24 Áulus esboçou um gesto de
bom humor e redarguiu:
— Isso seria suprimir a escola e vilipendiar o amor imanente na Criação
Inteira. 25 A religião
digna, qualquer que seja o templo em que se expresse, é um santuário
de educação da alma, em seu gradativo desenvolvimento para a imortalidade.
26 Imaginemos um
país imenso, em que milhões de crianças fossem relegadas ao abandono
pelos pais e mestres, sob a alegação de que lhes cabe o dever de procurar
a virtude e a sabedoria por si, furtando-se-lhes toda espécie de apoio
moral e cultural… Imaginemos um campo enorme superlotado de enfermos,
aos quais eminentes médicos recomendassem procurar a saúde por si mesmos,
confiando-os à própria sorte… Onde estaria a lógica de semelhantes medidas?
27 A interdependência
mora na base de todos os fenômenos da vida. O forte é tutor do fraco.
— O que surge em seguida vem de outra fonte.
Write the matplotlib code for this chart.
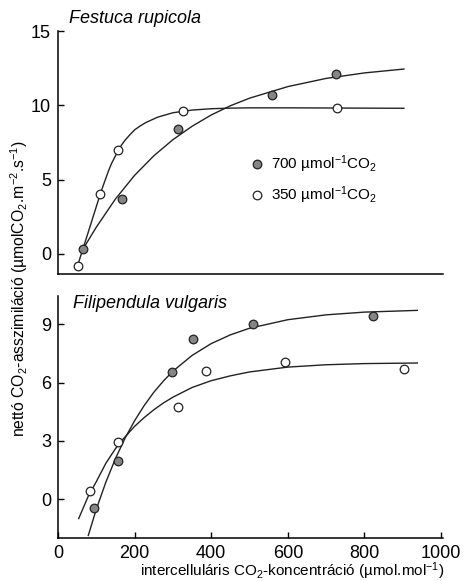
import matplotlib
matplotlib.use("Agg")
import matplotlib.pyplot as plt
from matplotlib.lines import Line2D

plt.rcParams['font.family'] = ['Liberation Sans', 'DejaVu Sans']
plt.rcParams['mathtext.fontset'] = 'custom'
plt.rcParams['mathtext.rm'] = 'Liberation Sans'
plt.rcParams['mathtext.it'] = 'Liberation Sans:italic'

# Festuca rupicola - measured points
fr_700_x = [66, 168, 312, 559, 726]
fr_700_y = [0.36, 3.7, 8.4, 10.7, 12.1]
fr_350_x = [51, 109, 157, 326, 729]
fr_350_y = [-0.8, 4.0, 7.0, 9.65, 9.8]
# Festuca rupicola - fitted curves
fr_700_cx = [66, 100, 150, 200, 250, 300, 350, 400, 450, 500, 600, 700, 800, 903]
fr_700_cy = [0.36, 1.80, 3.70, 5.29, 6.60, 7.69, 8.59, 9.35, 9.97, 10.48, 11.26, 11.81, 12.18, 12.44]
fr_350_cx = [51, 80, 110, 118, 125, 132, 140, 148, 156, 165, 175, 187, 200, 215, 230, 260, 300, 350, 400, 450, 500, 600, 700, 800, 903]
fr_350_cy = [-0.8, 1.55, 4.0, 4.6, 5.1, 5.6, 6.1, 6.5, 6.9, 7.3, 7.65, 8.0, 8.35, 8.62, 8.85, 9.2, 9.5, 9.68, 9.77, 9.81, 9.83, 9.83, 9.82, 9.81, 9.8]

# Filipendula vulgaris - measured points
fv_700_x = [94, 157, 298, 353, 508, 822]
fv_700_y = [-0.45, 1.95, 6.55, 8.23, 9.0, 9.45]
fv_350_x = [84, 157, 314, 387, 593, 903]
fv_350_y = [0.44, 2.96, 4.76, 6.6, 7.08, 6.69]
# Filipendula vulgaris - fitted curves
fv_700_cx = [79, 100, 125, 150, 175, 200, 225, 250, 275, 300, 350, 400, 450, 500, 600, 700, 800, 938]
fv_700_cy = [-1.87, -0.52, 0.88, 2.09, 3.14, 4.04, 4.82, 5.50, 6.08, 6.59, 7.40, 8.01, 8.46, 8.80, 9.24, 9.49, 9.63, 9.72]
fv_350_cx = [54, 80, 100, 125, 150, 168, 200, 225, 250, 275, 300, 350, 400, 450, 500, 600, 700, 800, 938]
fv_350_cy = [-1.0, 0.2, 0.9, 1.85, 2.6, 3.05, 3.75, 4.2, 4.6, 4.95, 5.25, 5.75, 6.1, 6.35, 6.55, 6.8, 6.92, 6.98, 7.01]

gray = '#858585'
ms = 6.2

fig = plt.figure(figsize=(4.67, 5.81), dpi=100)
ax1 = fig.add_axes([58 / 467, 1 - 274 / 581, 385 / 467, 243 / 581])
ax2 = fig.add_axes([58 / 467, 1 - 538 / 581, 385 / 467, 242 / 581])

for ax in (ax1, ax2):
    for s in ('top', 'right'):
        ax.spines[s].set_visible(False)
    for s in ('left', 'bottom'):
        ax.spines[s].set_linewidth(1.1)
    ax.set_xlim(0, 1005)
    ax.tick_params(direction='in', length=4, width=1.0, labelsize=13, pad=5)


def draw(ax, cx7, cy7, cx3, cy3, x7, y7, x3, y3):
    ax.plot(cx7, cy7, color='#222222', lw=1.0, zorder=2)
    ax.plot(cx3, cy3, color='#222222', lw=1.0, zorder=2)
    ax.plot(x7, y7, 'o', ms=ms, mfc=gray, mec='#222222', mew=0.9, zorder=3)
    ax.plot(x3, y3, 'o', ms=ms, mfc='white', mec='#222222', mew=0.9, zorder=3)


draw(ax1, fr_700_cx, fr_700_cy, fr_350_cx, fr_350_cy, fr_700_x, fr_700_y, fr_350_x, fr_350_y)
draw(ax2, fv_700_cx, fv_700_cy, fv_350_cx, fv_350_cy, fv_700_x, fv_700_y, fv_350_x, fv_350_y)

ax1.set_ylim(-1.35, 15)
ax1.set_yticks([0, 5, 10, 15])
ax1.set_xticks([])
ax2.set_ylim(-2, 10.46)
ax2.set_yticks([0, 3, 6, 9])
ax2.set_xticks([0, 200, 400, 600, 800, 1000])

fig.text(69 / 467, 1 - 23 / 581, 'Festuca rupicola', style='italic', fontsize=13, ha='left', va='baseline')
fig.text(73 / 467, 1 - 308 / 581, 'Filipendula vulgaris', style='italic', fontsize=13, ha='left', va='baseline')

handles = [
    Line2D([], [], ls='none', marker='o', ms=ms, mfc=gray, mec='#222222', mew=0.9),
    Line2D([], [], ls='none', marker='o', ms=ms, mfc='white', mec='#222222', mew=0.9),
]
labels = ['700 µmol$^{\\mathregular{-1}}$CO$_{\\mathregular{2}}$', '350 µmol$^{\\mathregular{-1}}$CO$_{\\mathregular{2}}$']
ax1.legend(handles, labels, loc='upper left', bbox_to_anchor=(0.485, 0.52), frameon=False,
           fontsize=11, handlelength=0.8, handletextpad=0.5, labelspacing=0.6, borderaxespad=0)

fig.text(19 / 467, 1 - 289 / 581,
         'nettó CO$_{\\mathregular{2}}$-asszimiláció (µmolCO$_{\\mathregular{2}}$.m$^{\\mathregular{-2}}$.s$^{\\mathregular{-1}}$)',
         rotation=90, fontsize=11.3, ha='center', va='center')
fig.text(292 / 467, 1 - 571 / 581,
         'intercelluláris CO$_{\\mathregular{2}}$-koncentráció (µmol.mol$^{\\mathregular{-1}}$)',
         fontsize=11, ha='center', va='center')

fig.savefig('out.png', dpi=100)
O sábio responsabilizar-se-á pelo ignorante. A criancinha na Terra não
prescinde do concurso dos pais.
28 O instrutor fez ligeiro
intervalo e prosseguiu:
— É preciso considerar que nem todos possuem idêntica idade espiritual
e que a Humanidade Terrestre, em sua feição de conjunto, ainda se encontra
tão longe da angelitude quanto a agressiva animalidade ainda está distante
da razão perfeitamente humana. 29
É muito cedo para que o homem se arrogue o direito de apelar para a
Verdade Total… Por agora, é imprescindível trabalhe intensivamente,
com devoção ardente e profunda ao bem, para atingir mais amplo discernimento
das realidades fragmentárias ou provisórias que o cercam na vida física
30 e, considerada a
questão nesse aspecto, estejamos convictos de que a ausência de escolas
do espírito ou a supressão dos instrutores constituiriam a multiplicação
dos hospícios e o rebaixamento do nível moral, porque sem o apelo à
dignificação da individualidade, em processo de crescimento mental e
de sublimação no tempo, não poderíamos contar senão com a estagnação
nas linhas inferiores da experiência.
31 Havíamos, contudo, atingido
o fim da viagem.
O lar-santuário em que o Assistente residia levantava-se, agora, ao nosso olhar.
— Trabalhemos com bom ânimo, — disse-nos ainda o orientador, — o tempo
conjugado com o serviço no bem é o alicerce de nossa vitória.
32 No dia imediato, Áulus deveria
partir no rumo de elevada missão a distância. Por isso, prometeu-nos
o abraço de adeus para a manhã seguinte.